**AVAILABLE DATA:**
● ● ● ● ●
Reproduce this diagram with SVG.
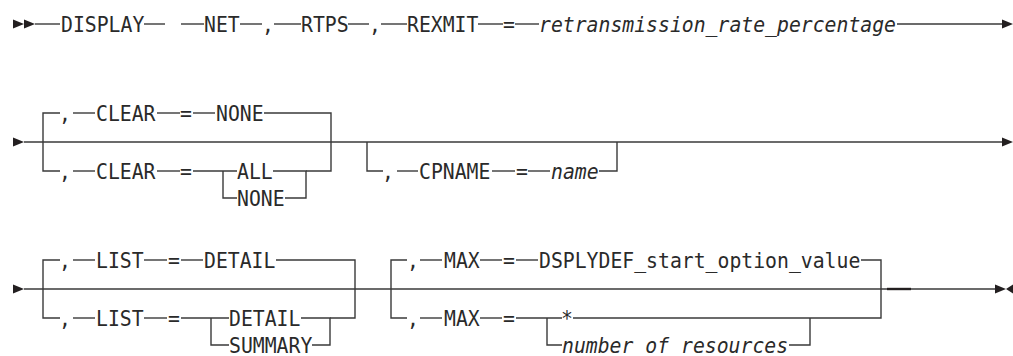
<svg xmlns="http://www.w3.org/2000/svg" width="1013" height="356" viewBox="0 0 1013 356">
<style>
  text { font-family: "DejaVu Sans Mono", "Liberation Mono", monospace; font-size: 21.5px; fill: #2a2a2a; }
  .i { font-style: italic; }
  .c line, .c polyline { stroke: #3a3a3a; stroke-width: 1.4; fill: none; }
  .a { fill: #231f20; }
</style>
<defs>
  <path id="tri" d="M0,-4.5 L11,0 L0,4.5 Z"/>
  <path id="tril" d="M0,0 L7,-4.5 L7,4.5 Z"/>
</defs>
<rect width="1013" height="356" fill="#ffffff"/>

<g class="c" id="connectors">
  <!-- row 1 -->
  <line x1="35" y1="24" x2="60" y2="24"/>
  <line x1="144" y1="24" x2="165" y2="24"/>
  <line x1="181" y1="24" x2="204" y2="24"/>
  <line x1="240" y1="24" x2="262" y2="24"/>
  <line x1="274" y1="24" x2="301" y2="24"/>
  <line x1="348" y1="24" x2="369" y2="24"/>
  <line x1="381" y1="24" x2="407" y2="24"/>
  <line x1="478" y1="24" x2="503" y2="24"/>
  <line x1="515" y1="24" x2="539" y2="24"/>
  <line x1="897" y1="24" x2="1003" y2="24"/>
  <!-- row 2 main -->
  <line x1="24" y1="142" x2="1003" y2="142"/>
  <!-- CLEAR group -->
  <polyline points="60,113 43,113 43,171 60,171"/>
  <line x1="73" y1="113" x2="95" y2="113"/>
  <line x1="157" y1="113" x2="180" y2="113"/>
  <line x1="193" y1="113" x2="215" y2="113"/>
  <polyline points="264,113 331,113 331,171 306,171"/>
  <line x1="73" y1="171" x2="95" y2="171"/>
  <line x1="157" y1="171" x2="180" y2="171"/>
  <polyline points="193,171 237,171"/>
  <polyline points="237,198 223,198 223,171"/>
  <polyline points="273,171 306,171 306,198 285,198"/>
  <!-- CPNAME group -->
  <polyline points="367,142 367,171 383,171"/>
  <line x1="397" y1="171" x2="418" y2="171"/>
  <line x1="492" y1="171" x2="515" y2="171"/>
  <line x1="528" y1="171" x2="550" y2="171"/>
  <polyline points="599,171 617,171 617,142"/>
  <!-- row 3 main -->
  <line x1="24" y1="289" x2="996" y2="289"/>
  <line x1="887" y1="289" x2="911" y2="289" style="stroke-width:2.4;stroke:#231f20"/>
  <!-- LIST group -->
  <polyline points="60,260 43,260 43,318 60,318"/>
  <line x1="73" y1="260" x2="95" y2="260"/>
  <line x1="144" y1="260" x2="167" y2="260"/>
  <line x1="181" y1="260" x2="203" y2="260"/>
  <polyline points="276,260 355,260 355,318 330,318"/>
  <line x1="73" y1="318" x2="95" y2="318"/>
  <line x1="144" y1="318" x2="167" y2="318"/>
  <line x1="181" y1="318" x2="229" y2="318"/>
  <polyline points="229,345 211,345 211,318"/>
  <polyline points="301,318 330,318 330,345 312,345"/>
  <!-- MAX group -->
  <polyline points="407,260 391,260 391,318 407,318"/>
  <line x1="420" y1="260" x2="442" y2="260"/>
  <line x1="480" y1="260" x2="502" y2="260"/>
  <line x1="516" y1="260" x2="538" y2="260"/>
  <polyline points="861,260 881,260 881,318 810,318"/>
  <line x1="420" y1="318" x2="442" y2="318"/>
  <line x1="480" y1="318" x2="502" y2="318"/>
  <line x1="516" y1="318" x2="562" y2="318"/>
  <line x1="573" y1="318" x2="810" y2="318"/>
  <polyline points="562,345 547,345 547,318"/>
  <polyline points="789,345 810,345 810,318"/>
</g>

<g id="arrows" class="a">
  <use href="#tri" x="13" y="24"/>
  <use href="#tri" x="24" y="24"/>
  <use href="#tri" x="1002" y="24"/>
  <use href="#tri" x="13" y="142"/>
  <use href="#tri" x="1002" y="142"/>
  <use href="#tri" x="13" y="289"/>
  <use href="#tri" x="995" y="289"/>
  <use href="#tril" x="1006" y="289"/>
</g>

<g id="display"><text x="61" y="32" textLength="83.3" lengthAdjust="spacingAndGlyphs">DISPLAY</text></g>
<g id="net"><text x="204" y="32" textLength="35.7" lengthAdjust="spacingAndGlyphs">NET</text></g>
<g id="rtps">
  <text x="262" y="32" textLength="11.9" lengthAdjust="spacingAndGlyphs">,</text>
  <text x="301" y="32" textLength="47.6" lengthAdjust="spacingAndGlyphs">RTPS</text>
</g>
<g id="rexmit">
  <text x="369" y="32" textLength="11.9" lengthAdjust="spacingAndGlyphs">,</text>
  <text x="407" y="32" textLength="71.4" lengthAdjust="spacingAndGlyphs">REXMIT</text>
  <text x="503" y="32" textLength="11.9" lengthAdjust="spacingAndGlyphs">=</text>
  <text class="i" x="539" y="32" textLength="357" lengthAdjust="spacingAndGlyphs">retransmission_rate_percentage</text>
</g>

<g id="clear-default">
  <text x="59" y="121" textLength="11.9" lengthAdjust="spacingAndGlyphs">,</text>
  <text x="96" y="121" textLength="59.5" lengthAdjust="spacingAndGlyphs">CLEAR</text>
  <text x="180" y="121" textLength="11.9" lengthAdjust="spacingAndGlyphs">=</text>
  <text x="216" y="121" textLength="47.6" lengthAdjust="spacingAndGlyphs">NONE</text>
</g>
<g id="clear-choice">
  <text x="59" y="179" textLength="11.9" lengthAdjust="spacingAndGlyphs">,</text>
  <text x="96" y="179" textLength="59.5" lengthAdjust="spacingAndGlyphs">CLEAR</text>
  <text x="180" y="179" textLength="11.9" lengthAdjust="spacingAndGlyphs">=</text>
  <text x="237" y="179" textLength="35.7" lengthAdjust="spacingAndGlyphs">ALL</text>
  <text x="237" y="206" textLength="47.6" lengthAdjust="spacingAndGlyphs">NONE</text>
</g>
<g id="cpname">
  <text x="382" y="179" textLength="11.9" lengthAdjust="spacingAndGlyphs">,</text>
  <text x="419" y="179" textLength="71.4" lengthAdjust="spacingAndGlyphs">CPNAME</text>
  <text x="516" y="179" textLength="11.9" lengthAdjust="spacingAndGlyphs">=</text>
  <text class="i" x="551" y="179" textLength="47.6" lengthAdjust="spacingAndGlyphs">name</text>
</g>

<g id="list-default">
  <text x="59" y="268" textLength="11.9" lengthAdjust="spacingAndGlyphs">,</text>
  <text x="96" y="268" textLength="47.6" lengthAdjust="spacingAndGlyphs">LIST</text>
  <text x="168" y="268" textLength="11.9" lengthAdjust="spacingAndGlyphs">=</text>
  <text x="204" y="268" textLength="71.4" lengthAdjust="spacingAndGlyphs">DETAIL</text>
</g>
<g id="list-choice">
  <text x="59" y="326" textLength="11.9" lengthAdjust="spacingAndGlyphs">,</text>
  <text x="96" y="326" textLength="47.6" lengthAdjust="spacingAndGlyphs">LIST</text>
  <text x="168" y="326" textLength="11.9" lengthAdjust="spacingAndGlyphs">=</text>
  <text x="229" y="326" textLength="71.4" lengthAdjust="spacingAndGlyphs">DETAIL</text>
  <text x="229" y="353" textLength="83.3" lengthAdjust="spacingAndGlyphs">SUMMARY</text>
</g>
<g id="max-default">
  <text x="407" y="268" textLength="11.9" lengthAdjust="spacingAndGlyphs">,</text>
  <text x="444" y="268" textLength="35.7" lengthAdjust="spacingAndGlyphs">MAX</text>
  <text x="503" y="268" textLength="11.9" lengthAdjust="spacingAndGlyphs">=</text>
  <text x="539" y="268" textLength="321.3" lengthAdjust="spacingAndGlyphs">DSPLYDEF_start_option_value</text>
</g>
<g id="max-choice">
  <text x="407" y="326" textLength="11.9" lengthAdjust="spacingAndGlyphs">,</text>
  <text x="444" y="326" textLength="35.7" lengthAdjust="spacingAndGlyphs">MAX</text>
  <text x="503" y="326" textLength="11.9" lengthAdjust="spacingAndGlyphs">=</text>
  <text x="561" y="326" textLength="11.9" lengthAdjust="spacingAndGlyphs">*</text>
  <text class="i" x="562" y="353" textLength="226.1" lengthAdjust="spacingAndGlyphs">number of resources</text>
</g>
</svg>
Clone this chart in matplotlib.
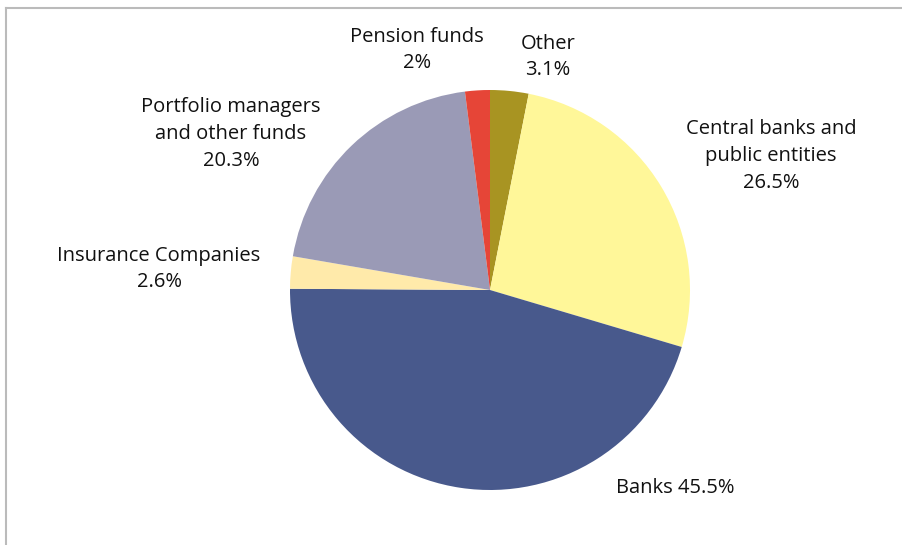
● ● ● ● ●
**JOB:** Provide only the count of lines in the data above that include the string "this".

**WRITTEN ANSWER:** 2